In a note out this morning, Citi’s FX guru Steven Englander predicts that tomorrow’s EU Summit will probably be a disappointment, but that it won’t be so bad that it will trigger crisis selling again.
Regardless of the details, however, there is one thing that Europe isn’t paying attention to:
The one area that the European leaders are ignoring, and which will come back to haunt the euro, is growth. Given the fiscal austerity that is being demand of almost every euro zone country, the crowding-in of growth would seem to be an essential element of the policy package that is delivered. The only credible path to growth and euro strength is lower risk premia and lower average interest rates across the euro zone. So far that seems to be low on the priority list. The preferred European policymaker growth recommendation of structural reform can not deliver the growth that is needed in the required time horizon. High rates across much of the euro zone makes debt servicing much harder and slow growth. However much global investors would like to buy euros as an alternative to the USD, that outcome is unlikely, unless it becomes clear that the growth, fiscal and interest rate paths are consistent.
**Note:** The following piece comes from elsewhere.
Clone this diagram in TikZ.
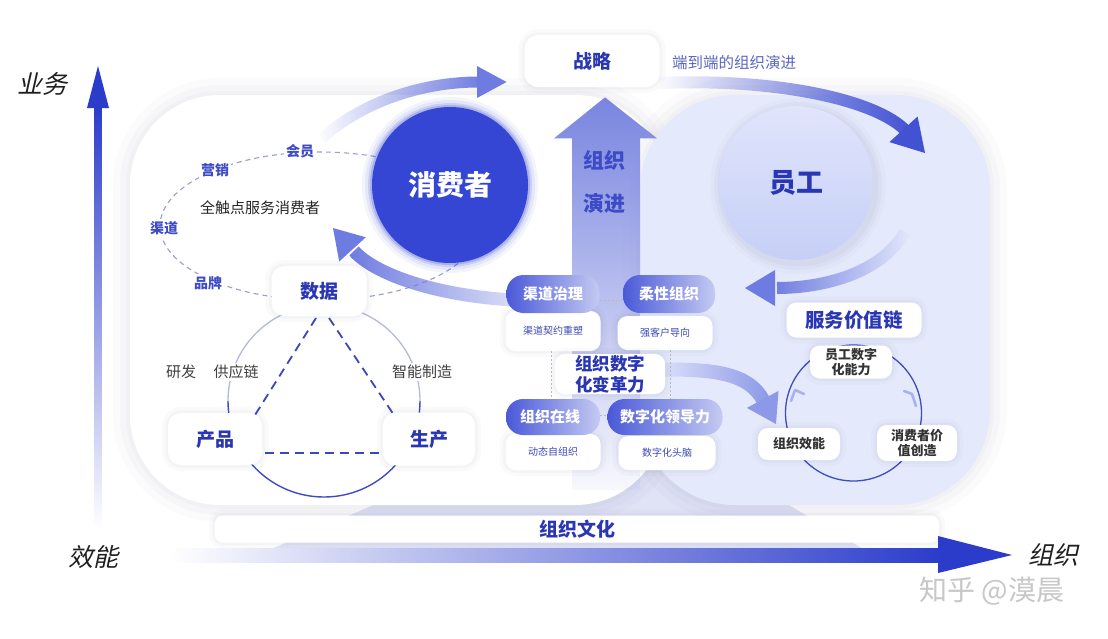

So net, net even if the euro relief rally continues when it becomes clear that the there will be no euro zone disaster, the enthusiasm for euro buying is likely to be hobbled until credible growth prospects emerge.
This is spot on.
Yesterday’s Eurozone PMI reports confirmed that the European economy continues to weaken badly, divorcing itself from the US and Chinese paths.
This chart from Markit comparing the PMIs with GDP tells you all you need to know:
Nouriel Roubini has been out making the same comments lately, warning about the lack of growth ideas, and even Merkel recently said something about how growth was the ultimate solution to the debt crisis, which is totally spot on: growth has always been the only way sovereigns overcome their debt issues.